== Data shown

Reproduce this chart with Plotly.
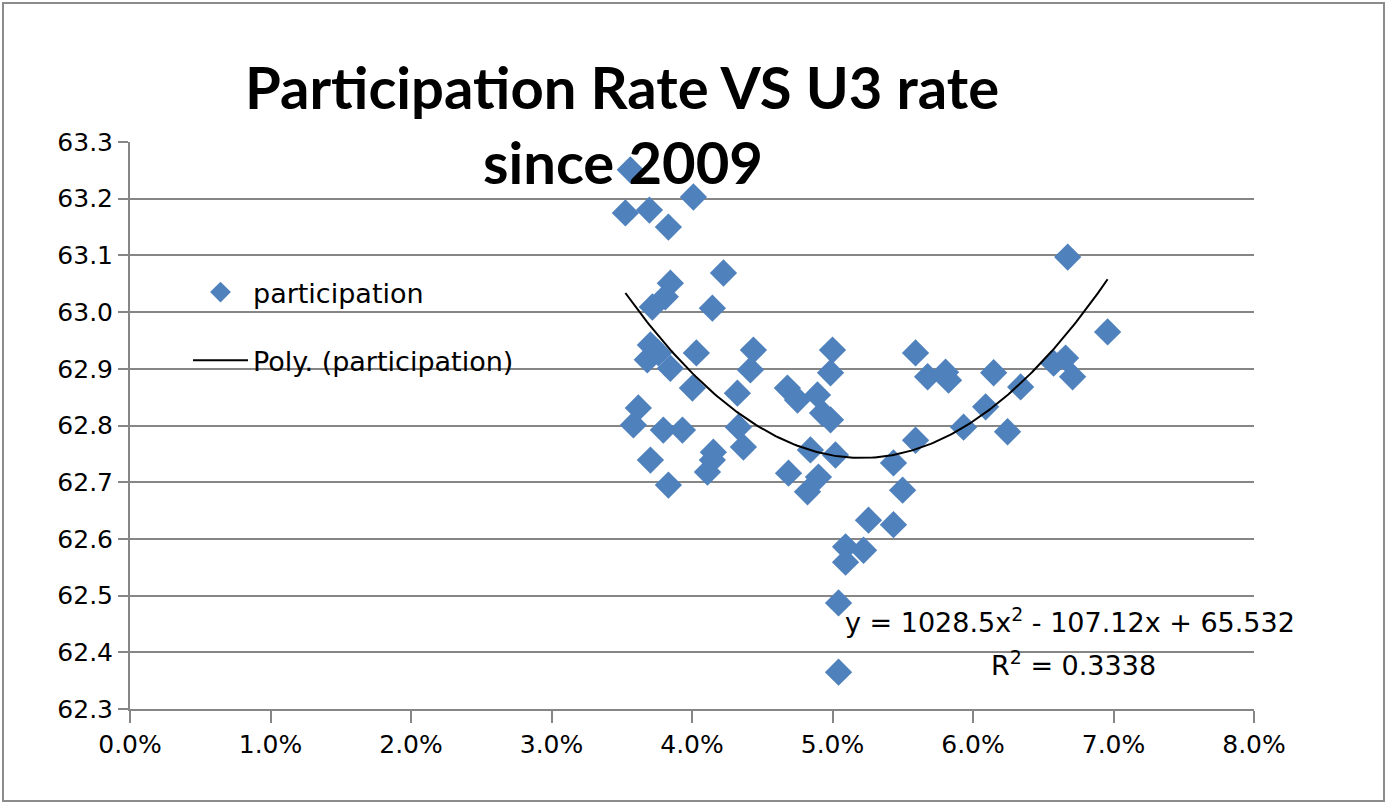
import numpy as np
import plotly.graph_objects as go

# U3 unemployment rate (fraction) and labour-force participation rate (%), since 2009
u3_rate = [
    0.03561, 0.03526, 0.03697, 0.03832, 0.04010, 0.04224, 0.04145, 0.03846, 0.03810, 0.03718,
    0.03704, 0.03682, 0.03761, 0.03846, 0.04031, 0.04003, 0.03618, 0.03583, 0.03796, 0.03932,
    0.03704, 0.03832, 0.04437, 0.04416, 0.04323, 0.04330, 0.04366, 0.04152, 0.04110, 0.04145,
    0.05000, 0.04986, 0.04679, 0.04751, 0.04893, 0.04929, 0.04986, 0.04843, 0.05021, 0.04687,
    0.04822, 0.04900, 0.05256, 0.05434, 0.05093, 0.05221, 0.05093, 0.05043, 0.05043, 0.05434,
    0.05499, 0.05591, 0.05591, 0.05677, 0.05805, 0.05826, 0.05933, 0.06090, 0.06147, 0.06339,
    0.06246, 0.06674, 0.06958, 0.06574, 0.06659, 0.06709,
]
participation = [
    63.251, 63.175, 63.180, 63.150, 63.203, 63.069, 63.007, 63.051, 63.027, 63.009,
    62.942, 62.916, 62.928, 62.901, 62.928, 62.866, 62.831, 62.801, 62.792, 62.792,
    62.739, 62.695, 62.933, 62.898, 62.857, 62.797, 62.762, 62.753, 62.718, 62.739,
    62.933, 62.893, 62.866, 62.845, 62.854, 62.822, 62.810, 62.757, 62.748, 62.716,
    62.683, 62.709, 62.633, 62.625, 62.586, 62.580, 62.559, 62.487, 62.365, 62.734,
    62.686, 62.774, 62.928, 62.886, 62.894, 62.880, 62.797, 62.833, 62.893, 62.868,
    62.789, 63.097, 62.965, 62.910, 62.919, 62.886,
]

# Quadratic trendline coefficients and fit statistic
poly_a, poly_b, poly_c = 1028.5, -107.12, 65.532
r_squared = 0.3338

x_ticks = [0.00, 0.01, 0.02, 0.03, 0.04, 0.05, 0.06, 0.07, 0.08]
y_ticks = [62.3, 62.4, 62.5, 62.6, 62.7, 62.8, 62.9, 63.0, 63.1, 63.2, 63.3]

W, H = 1387, 804
M_L, M_R, M_T, M_B = 130, 133, 142, 95
BLUE = "#4F81BD"
GRID = "#868686"

trend_x = np.linspace(min(u3_rate), max(u3_rate), 200)
trend_y = poly_a * trend_x ** 2 + poly_b * trend_x + poly_c

fig = go.Figure()
fig.add_trace(go.Scatter(
    x=u3_rate, y=participation, mode="markers", name="participation",
    legendgroup="a",
    marker=dict(symbol="diamond", size=21, color=BLUE, line=dict(width=0)),
))
fig.add_trace(go.Scatter(
    x=trend_x, y=trend_y, mode="lines", name="Poly. (participation)",
    legendgroup="b",
    line=dict(color="black", width=2),
))

# outer chart frame
pw = W - M_L - M_R
ph = H - M_T - M_B
fig.add_shape(
    type="rect", xref="paper", yref="paper",
    x0=-(M_L - 3) / pw, x1=1 + (M_R - 3) / pw,
    y0=-(M_B - 3) / ph, y1=1 + (M_T - 3) / ph,
    line=dict(color="#8C8C8C", width=2), fillcolor="rgba(0,0,0,0)", layer="below",
)

title_font = dict(family="Lato", size=58, color="black", weight="bold")
fig.add_annotation(text="<b>Participation Rate VS U3 rate</b>", xref="paper", yref="paper",
                   x=(622 - M_L) / pw, y=1 + (M_T - 86) / ph, showarrow=False,
                   font=title_font, xanchor="center", yanchor="middle")
fig.add_annotation(text="<b>since 2009</b>", xref="paper", yref="paper",
                   x=(623 - M_L) / pw, y=1 + (M_T - 161) / ph, showarrow=False,
                   font=title_font, xanchor="center", yanchor="middle")

eq_font = dict(family="DejaVu Sans", size=27, color="black")
fig.add_annotation(
    text=f"y = {poly_a}x<sup>2</sup> - {abs(poly_b)}x + {poly_c}",
    xref="paper", yref="paper", x=(1070 - M_L) / pw, y=(H - M_B - 620) / ph,
    showarrow=False, font=eq_font, xanchor="center", yanchor="middle")
fig.add_annotation(
    text=f"R<sup>2</sup> = {r_squared}",
    xref="paper", yref="paper", x=(1073 - M_L) / pw, y=(H - M_B - 663) / ph,
    showarrow=False, font=eq_font, xanchor="center", yanchor="middle")

tick_font = dict(family="DejaVu Sans", size=25, color="black")
fig.update_xaxes(
    range=[0, 0.08], tickvals=x_ticks, tickformat=".1%",
    showgrid=False, zeroline=False, showline=True, linecolor=GRID, linewidth=2,
    ticks="outside", ticklen=12, tickcolor=GRID, tickwidth=2, tickfont=tick_font,
)
fig.update_yaxes(
    range=[62.3, 63.3], tickvals=y_ticks, tickformat=".1f",
    showgrid=True, gridcolor=GRID, gridwidth=2, zeroline=False,
    showline=True, linecolor=GRID, linewidth=2,
    ticks="outside", ticklen=10, tickcolor=GRID, tickwidth=2, tickfont=tick_font,
)

fig.update_layout(
    width=W, height=H,
    margin=dict(l=M_L, r=M_R, t=M_T, b=M_B),
    paper_bgcolor="white", plot_bgcolor="white",
    showlegend=True,
    legend=dict(
        x=(188 - M_L) / pw, y=(H - M_B - 268) / ph, xanchor="left", yanchor="top",
        bgcolor="rgba(255,255,255,0)", font=dict(family="DejaVu Sans", size=27, color="black"),
        tracegroupgap=30, traceorder="grouped", itemwidth=55,
    ),
)

fig.write_html("out.html")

====

● What is expected:
Reproduce the data verbatim. Do not carry any picture into the copy.

● Completed exercise:
Reproduce this chart with Plotly.
import numpy as np
import plotly.graph_objects as go

# U3 unemployment rate (fraction) and labour-force participation rate (%), since 2009
u3_rate = [
    0.03561, 0.03526, 0.03697, 0.03832, 0.04010, 0.04224, 0.04145, 0.03846, 0.03810, 0.03718,
    0.03704, 0.03682, 0.03761, 0.03846, 0.04031, 0.04003, 0.03618, 0.03583, 0.03796, 0.03932,
    0.03704, 0.03832, 0.04437, 0.04416, 0.04323, 0.04330, 0.04366, 0.04152, 0.04110, 0.04145,
    0.05000, 0.04986, 0.04679, 0.04751, 0.04893, 0.04929, 0.04986, 0.04843, 0.05021, 0.04687,
    0.04822, 0.04900, 0.05256, 0.05434, 0.05093, 0.05221, 0.05093, 0.05043, 0.05043, 0.05434,
    0.05499, 0.05591, 0.05591, 0.05677, 0.05805, 0.05826, 0.05933, 0.06090, 0.06147, 0.06339,
    0.06246, 0.06674, 0.06958, 0.06574, 0.06659, 0.06709,
]
participation = [
    63.251, 63.175, 63.180, 63.150, 63.203, 63.069, 63.007, 63.051, 63.027, 63.009,
    62.942, 62.916, 62.928, 62.901, 62.928, 62.866, 62.831, 62.801, 62.792, 62.792,
    62.739, 62.695, 62.933, 62.898, 62.857, 62.797, 62.762, 62.753, 62.718, 62.739,
    62.933, 62.893, 62.866, 62.845, 62.854, 62.822, 62.810, 62.757, 62.748, 62.716,
    62.683, 62.709, 62.633, 62.625, 62.586, 62.580, 62.559, 62.487, 62.365, 62.734,
    62.686, 62.774, 62.928, 62.886, 62.894, 62.880, 62.797, 62.833, 62.893, 62.868,
    62.789, 63.097, 62.965, 62.910, 62.919, 62.886,
]

# Quadratic trendline coefficients and fit statistic
poly_a, poly_b, poly_c = 1028.5, -107.12, 65.532
r_squared = 0.3338

x_ticks = [0.00, 0.01, 0.02, 0.03, 0.04, 0.05, 0.06, 0.07, 0.08]
y_ticks = [62.3, 62.4, 62.5, 62.6, 62.7, 62.8, 62.9, 63.0, 63.1, 63.2, 63.3]

W, H = 1387, 804
M_L, M_R, M_T, M_B = 130, 133, 142, 95
BLUE = "#4F81BD"
GRID = "#868686"

trend_x = np.linspace(min(u3_rate), max(u3_rate), 200)
trend_y = poly_a * trend_x ** 2 + poly_b * trend_x + poly_c

fig = go.Figure()
fig.add_trace(go.Scatter(
    x=u3_rate, y=participation, mode="markers", name="participation",
    legendgroup="a",
    marker=dict(symbol="diamond", size=21, color=BLUE, line=dict(width=0)),
))
fig.add_trace(go.Scatter(
    x=trend_x, y=trend_y, mode="lines", name="Poly. (participation)",
    legendgroup="b",
    line=dict(color="black", width=2),
))

# outer chart frame
pw = W - M_L - M_R
ph = H - M_T - M_B
fig.add_shape(
    type="rect", xref="paper", yref="paper",
    x0=-(M_L - 3) / pw, x1=1 + (M_R - 3) / pw,
    y0=-(M_B - 3) / ph, y1=1 + (M_T - 3) / ph,
    line=dict(color="#8C8C8C", width=2), fillcolor="rgba(0,0,0,0)", layer="below",
)

title_font = dict(family="Lato", size=58, color="black", weight="bold")
fig.add_annotation(text="<b>Participation Rate VS U3 rate</b>", xref="paper", yref="paper",
                   x=(622 - M_L) / pw, y=1 + (M_T - 86) / ph, showarrow=False,
                   font=title_font, xanchor="center", yanchor="middle")
fig.add_annotation(text="<b>since 2009</b>", xref="paper", yref="paper",
                   x=(623 - M_L) / pw, y=1 + (M_T - 161) / ph, showarrow=False,
                   font=title_font, xanchor="center", yanchor="middle")

eq_font = dict(family="DejaVu Sans", size=27, color="black")
fig.add_annotation(
    text=f"y = {poly_a}x<sup>2</sup> - {abs(poly_b)}x + {poly_c}",
    xref="paper", yref="paper", x=(1070 - M_L) / pw, y=(H - M_B - 620) / ph,
    showarrow=False, font=eq_font, xanchor="center", yanchor="middle")
fig.add_annotation(
    text=f"R<sup>2</sup> = {r_squared}",
    xref="paper", yref="paper", x=(1073 - M_L) / pw, y=(H - M_B - 663) / ph,
    showarrow=False, font=eq_font, xanchor="center", yanchor="middle")

tick_font = dict(family="DejaVu Sans", size=25, color="black")
fig.update_xaxes(
    range=[0, 0.08], tickvals=x_ticks, tickformat=".1%",
    showgrid=False, zeroline=False, showline=True, linecolor=GRID, linewidth=2,
    ticks="outside", ticklen=12, tickcolor=GRID, tickwidth=2, tickfont=tick_font,
)
fig.update_yaxes(
    range=[62.3, 63.3], tickvals=y_ticks, tickformat=".1f",
    showgrid=True, gridcolor=GRID, gridwidth=2, zeroline=False,
    showline=True, linecolor=GRID, linewidth=2,
    ticks="outside", ticklen=10, tickcolor=GRID, tickwidth=2, tickfont=tick_font,
)

fig.update_layout(
    width=W, height=H,
    margin=dict(l=M_L, r=M_R, t=M_T, b=M_B),
    paper_bgcolor="white", plot_bgcolor="white",
    showlegend=True,
    legend=dict(
        x=(188 - M_L) / pw, y=(H - M_B - 268) / ph, xanchor="left", yanchor="top",
        bgcolor="rgba(255,255,255,0)", font=dict(family="DejaVu Sans", size=27, color="black"),
        tracegroupgap=30, traceorder="grouped", itemwidth=55,
    ),
)

fig.write_html("out.html")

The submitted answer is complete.